Dear the Hawk
Watercolour shades can be misleading at the time of them produced. Facings being affected by the colour beneath. Sometimes it is difficult to determine the colour of the buttons. Often the brass button colour has gone black and the silver has disappeared.
The yellowing of the paper has a significant effect upon the blues and the greens of course.
You then have to consider that the dyes were natural dyes. Most of them are mordants. In that transition metals either naturally in the water or added would complex with the dye to make them an insoluble lake. This in effect transforms them to a pigment. There were no green dyes in the 18th used for cloth. Green was produced by dying with blue (mainly indigo) and yellow (mainly weld) dyes. The order of the dye, the time, the quality of the cloth, whether the cloth was previously bleached etc
would make considerable differences to the dye.
There was considerable batch to batch differences.

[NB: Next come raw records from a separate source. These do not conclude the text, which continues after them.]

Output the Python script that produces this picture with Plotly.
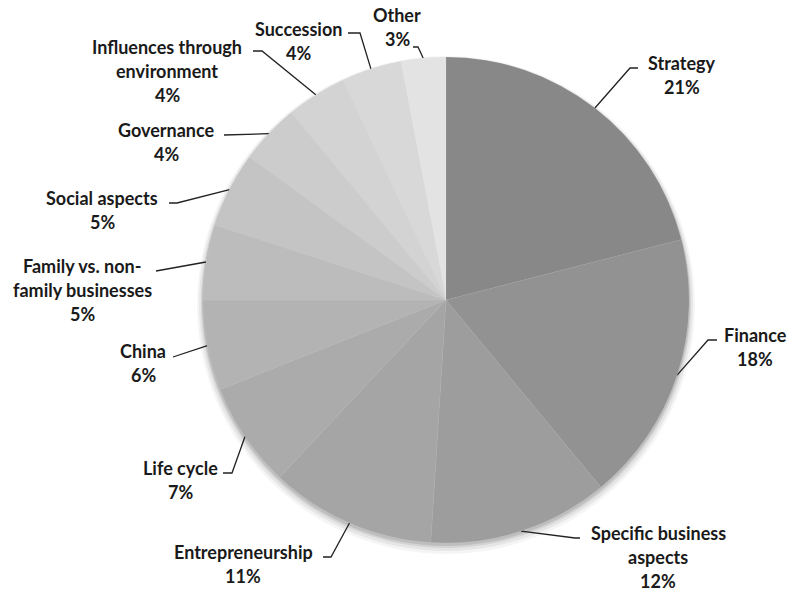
import math
import plotly.graph_objects as go

# Share of publications by research topic (percent)
topics = [
    "Strategy", "Finance", "Specific business aspects", "Entrepreneurship",
    "Life cycle", "China", "Family vs. non-family businesses", "Social aspects",
    "Governance", "Influences through environment", "Succession", "Other",
]
shares = [21, 18, 12, 11, 7, 6, 5, 5, 4, 4, 4, 3]

# Label text lines (as printed next to the pie)
label_lines = [
    ["Strategy"], ["Finance"], ["Specific business", "aspects"], ["Entrepreneurship"],
    ["Life cycle"], ["China"], ["Family vs. non-", "family businesses"], ["Social aspects"],
    ["Governance"], ["Influences through", "environment"], ["Succession"], ["Other"],
]
slice_colors = [
    "#888888", "#929292", "#9d9d9d", "#a5a5a5", "#ababab", "#b3b3b3",
    "#bcbcbc", "#c4c4c4", "#cccccc", "#d3d3d3", "#d8d8d8", "#e3e3e3",
]

W, H = 790, 592
CX, CY, R = 446, 300, 243          # pie centre and radius in pixels
LINE_GAP = 24                      # spacing between label lines

# Label block centres and leader-line start / elbow points (pixel layout)
label_pos = [
    (682, 75), (755, 347), (658, 557), (243, 564), (180, 480), (143, 363),
    (82, 290), (102, 210), (166, 142), (167, 71), (298, 41), (397, 27),
]
leader_start = [
    (638, 68), (717, 340), (580, 538), (323, 557), (223, 473), (173, 357),
    (156, 271), (169, 203), (224, 135), (253, 51), (348, 33), (413, 47),
]
leader_elbow = [
    (630, 68), (708, 340), (575, 538), (331, 557), (232, 473), None,
    None, (177, 203), None, (262, 51), (360, 33), (418, 47),
]

fig = go.Figure()

# soft drop shadow behind the pie
for grow, dy, op in [(6, 5, 0.04), (4, 4, 0.06), (2, 3, 0.08), (1, 2, 0.10)]:
    fig.add_shape(
        type="circle", xref="x", yref="y", layer="below",
        x0=CX - R - grow, x1=CX + R + grow,
        y0=CY - R - grow + dy, y1=CY + R + grow + dy,
        fillcolor=f"rgba(0,0,0,{op})", line=dict(width=0),
    )

fig.add_trace(go.Pie(
    labels=topics, values=shares, sort=False, direction="clockwise", rotation=0,
    marker=dict(colors=slice_colors, line=dict(color="rgba(255,255,255,0.12)", width=0.5)),
    textinfo="none", showlegend=False,
    domain=dict(x=[(CX - R) / W, (CX + R) / W],
                y=[(H - CY - R) / H, (H - CY + R) / H]),
))

total = sum(shares)
cum = 0
for i, v in enumerate(shares):
    mid = (cum + v / 2) / total * 2 * math.pi
    cum += v
    ax_, ay_ = CX + R * math.sin(mid), CY - R * math.cos(mid)
    pts = [leader_start[i]]
    if leader_elbow[i] is not None:
        pts.append(leader_elbow[i])
    pts.append((ax_, ay_))
    fig.add_trace(go.Scatter(
        x=[p[0] for p in pts], y=[p[1] for p in pts], mode="lines",
        line=dict(color="#222222", width=1.3), hoverinfo="skip", showlegend=False,
    ))
    lines = label_lines[i] + [f"{v}%"]
    lx, ly = label_pos[i]
    n = len(lines)
    for k, t in enumerate(lines):
        fig.add_annotation(
            x=lx, y=ly + (k - (n - 1) / 2) * LINE_GAP, xref="x", yref="y",
            text=t, showarrow=False, xanchor="center", yanchor="middle",
            font=dict(family="Lato", size=18, color="#1a1a1a", weight="bold"),
        )

fig.update_xaxes(range=[0, W], visible=False, fixedrange=True)
fig.update_yaxes(range=[H, 0], visible=False, fixedrange=True)
fig.update_layout(
    width=W, height=H, margin=dict(l=0, r=0, t=0, b=0),
    paper_bgcolor="white", plot_bgcolor="white",
    xaxis=dict(domain=[0, 1]), yaxis=dict(domain=[0, 1]),
)

fig.write_html("out.html")
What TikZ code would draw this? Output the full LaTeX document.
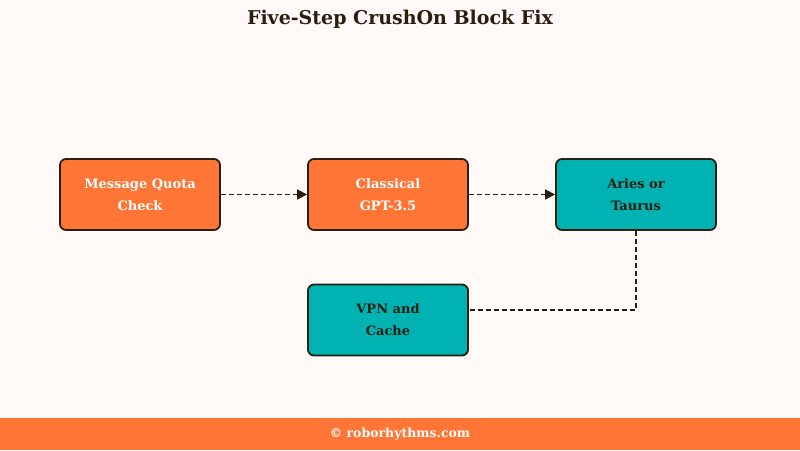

This is the reason that every year, the Prussians would dye all their waistcoats, breeches etc
in an attempt to give a uniform appearance. This may have been moderately successful in peacetime but not in war. Clothes wore out at different rates and new recruits would have fresh uniforms.
Most natural dyes have a poor light fastness and fade. Natural dyes wash out of clothes. This and the shrinking of wool cloth is a reason why you avoid washing them. You brush them. So great caution is needed when looking at extent uniforms on display. The only way is to look at areas not exposed to light.
The best cloth had the highest dye content and the blues were almost black. White wool was often unbleached and referred to as Gris (grey) which is actually not grey but has a slight yellow tint.
My books are an attempt to give the wargamer an idea of the complexity in a rational manner. Most writers seem not to have considered any of the above let alone the date of the evidence.
Often we are talking over a 20-30 year period of time so we should not be surprised that things changed. When you start to put dates upon the evidence often you can see a trend. This is what I have done for the Austrian 7YW Infantry that I have completely re-illustrated. The uniforms are depicted in 1757, the transitional 1760 and 1762. In 1757, halt the Austrian Infantry had white metal buttons, colour waistcoats and turnbacks. In 1762, only 5 had white metal buttons and turnbacks. The colour waistcoat had disappeared.
If you have the fortune of having the first edition Bleckwenn, there are a number of colour reproduction errors in the small landscape 2nd edition produced a decade later. It is a wonderful and superb resource. Another book I would strongly recommend is Hohrath (2011) The Uniforms of the Prussian Army under Frederick the Great from 1740-1786, Verlag Militaria.